Thoughts and advice would be appreciated.
Landon Ortiz
I also forgot to say, if I should move to Plan9, what plan should I move to? Bell's, 9front, something else like inferno, or p9p?
Colton Bennett
You can try to use 'plan 9 from user space' on some nix to program something first. Or just take the plunge and install plan9. 9front is what most seem to use.
Lucas Thompson
Old days? You mean before Sup Forums existed?
Daniel Carter
Are you guys running it natively or hosted? All the guides I found were for hosted install. Got any for native?
Gavin Ross
While Unix started the "everything is a file," it didn't compete that idea. Plan9 did. And that means you can manipulate the system in many ways using simple scripts.
Also they took the opportunity to dump some Unix baggage that were not worth the trouble and simplified things a lot. That saves space and makes things faster and also reduces the attack surface.

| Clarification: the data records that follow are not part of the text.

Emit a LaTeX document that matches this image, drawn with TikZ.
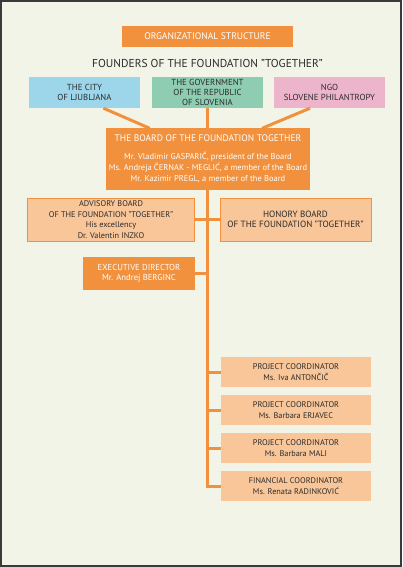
\documentclass[tikz,border=0pt]{standalone}
\usepackage{fontspec}
\setmainfont{PT Sans}
\usetikzlibrary{calc}

\definecolor{orgorange}{HTML}{F1913D}
\definecolor{orglight}{HTML}{F9C699}
\definecolor{orgblue}{HTML}{9DD6EB}
\definecolor{orgteal}{HTML}{8FCDB3}
\definecolor{orgpink}{HTML}{EDB5CC}
\definecolor{orgback}{HTML}{F3F4E8}
\definecolor{orgframe}{HTML}{3A3A3A}
\definecolor{orgtext}{HTML}{2B2B2B}

\tikzset{
	darkbox/.style={shape=rectangle, fill=orgorange, text=white, align=center, inner sep=0pt},
	lightbox/.style={shape=rectangle, fill=orglight, text=orgtext, align=center, inner sep=0pt},
	founder/.style={shape=rectangle, align=center, inner sep=0pt, text=orgtext,
		minimum width=111bp, minimum height=31bp, font=\fontsize{8.8}{10.3}\selectfont},
	coord/.style={lightbox, minimum width=150bp, minimum height=30bp, font=\fontsize{8.3}{10.7}\selectfont},
	link/.style={draw=orgorange, line width=3bp}
}

\begin{document}
\begin{tikzpicture}[x=1bp, y=-1bp]
	% frame and background
	\path[fill=orgback, draw=orgframe, line width=2bp] (1,1) rectangle (401,566);
	\useasboundingbox (0,0) rectangle (402,567);

	\node (z0)[darkbox, minimum width=171bp, minimum height=21bp, font=\fontsize{9.6}{11}\selectfont]
	at (207.5,36.5) {ORGANIZATIONAL STRUCTURE};

	\node (t0)[text=orgtext, inner sep=0pt, font=\fontsize{11.5}{13}\selectfont]
	at (207.5,63) {FOUNDERS OF THE FOUNDATION "TOGETHER"};

	\node (z1)[founder, fill=orgblue] at (84.5,92.5) {THE CITY \\ OF LJUBLJANA};
	\node (z2)[founder, fill=orgteal] at (207.5,92.5) {THE GOVERNMENT \\ OF THE REPUBLIC \\ OF SLOVENIA};
	\node (z3)[founder, fill=orgpink] at (329.5,92.5) {NGO \\ SLOVENE PHILANTROPY};

	\node (z4)[darkbox, minimum width=204bp, minimum height=61bp] at (208,159) {
		{\fontsize{9.5}{11}\selectfont THE BOARD OF THE FOUNDATION TOGETHER} \\[6pt]
		{\fontsize{8.5}{10.7}\selectfont Mr. Vladimir GASPARIČ, president of the Board} \\[-1pt]
		{\fontsize{8.5}{10.7}\selectfont Ms. Andreja ČERNAK - MEGLIĆ, a member of the Board} \\[-1pt]
		{\fontsize{8.5}{10.7}\selectfont Mr. Kazimir PREGL, a member of the Board}
	};

	\node (z5)[lightbox, draw=orgorange, line width=1bp, minimum width=166bp, minimum height=43bp,
		font=\fontsize{8.3}{10.5}\selectfont] at (111,219.5) {
		ADVISORY BOARD \\ OF THE FOUNDATION "TOGETHER" \\ His excellency \\ Dr. Valentin INZKO
	};

	\node (z6)[lightbox, draw=orgorange, line width=1bp, minimum width=151bp, minimum height=43bp,
		font=\fontsize{9.1}{10.5}\selectfont] at (295.5,219.5) {
		HONORY BOARD \\ OF THE FOUNDATION "TOGETHER"
	};

	\node (z7)[darkbox, minimum width=112bp, minimum height=33bp, font=\fontsize{8.7}{10.7}\selectfont]
	at (139,273.5) {EXECUTIVE DIRECTOR \\ Mr. Andrej BERGINC};

	\node (z8)[coord] at (296,372) {PROJECT COORDINATOR \\ Ms. Iva ANTONČIČ};
	\node (z9)[coord] at (296,410) {PROJECT COORDINATOR \\ Ms. Barbara ERJAVEC};
	\node (z10)[coord] at (296,448) {PROJECT COORDINATOR \\ Ms. Barbara MALI};
	\node (z11)[coord] at (296,486) {FINANCIAL COORDINATOR \\ Ms. Renata RADINKOVIĆ};

	\coordinate (end) at (z4.south |- z11.west);

	% connectors
	\path[link] ($(z1.south)!0.34!(z1.south east)$) -- ($(z4.north west)!0.215!(z4.north east)$);
	\path[link] (z2.south) -- (z2.south |- z4.north);
	\path[link] ($(z3.south)!0.35!(z3.south west)$) -- ($(z4.north east)!0.235!(z4.north west)$);
	\path[link] (z2.south |- z4.south) -- (z2.south |- end);
	\path[link] (z5.east) -- (z6.west);
	\path[link] (z7.east) -- (z7.east -| z2.south);
	\path[link] (z8.west -| z2.south) -- (z8.west);
	\path[link] (z9.west -| z2.south) -- (z9.west);
	\path[link] (z10.west -| z2.south) -- (z10.west);
	\path[link] ([xshift=-1.5bp]z11.west -| z2.south) -- (z11.west);
\end{tikzpicture}
\end{document}
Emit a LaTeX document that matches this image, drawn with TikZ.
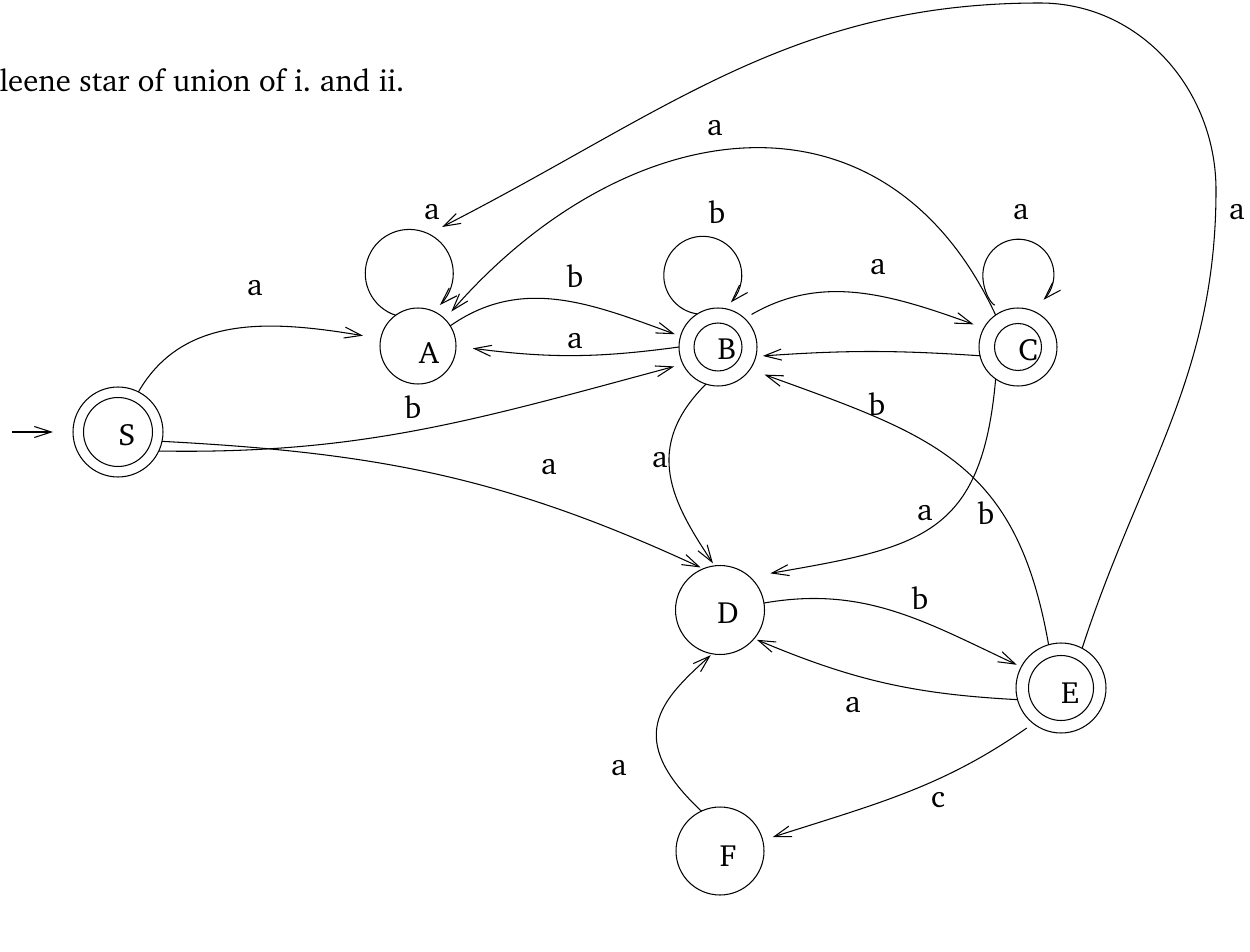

Linux has NOT had such a flag day and accumulates a lot of detritus in the form of old interfaces and ABI that just a handful legacy systems use.
Gavin Brooks
in fact, Linux is worse than unix in that aspect
Colton Parker
There is a curses port, it uses bitmaps actually, so that just looks like the standard plaintext terminal.
Try it out and learn some stuff for fun before you commit to migrating anything over. Seems like it might work ok for your use case, but you'd have to enjoy learning new things to get it all figured out.
9front definitely. p9p is just a port of some applications, really, and the labs version is pretty much abandoned development-wise.
I have native boxes as well as VMs. Native installs are well covered by the 9front FQA, you pretty much just try to boot the live cd/usb, and if the hardware is recognized, supported, it is all good.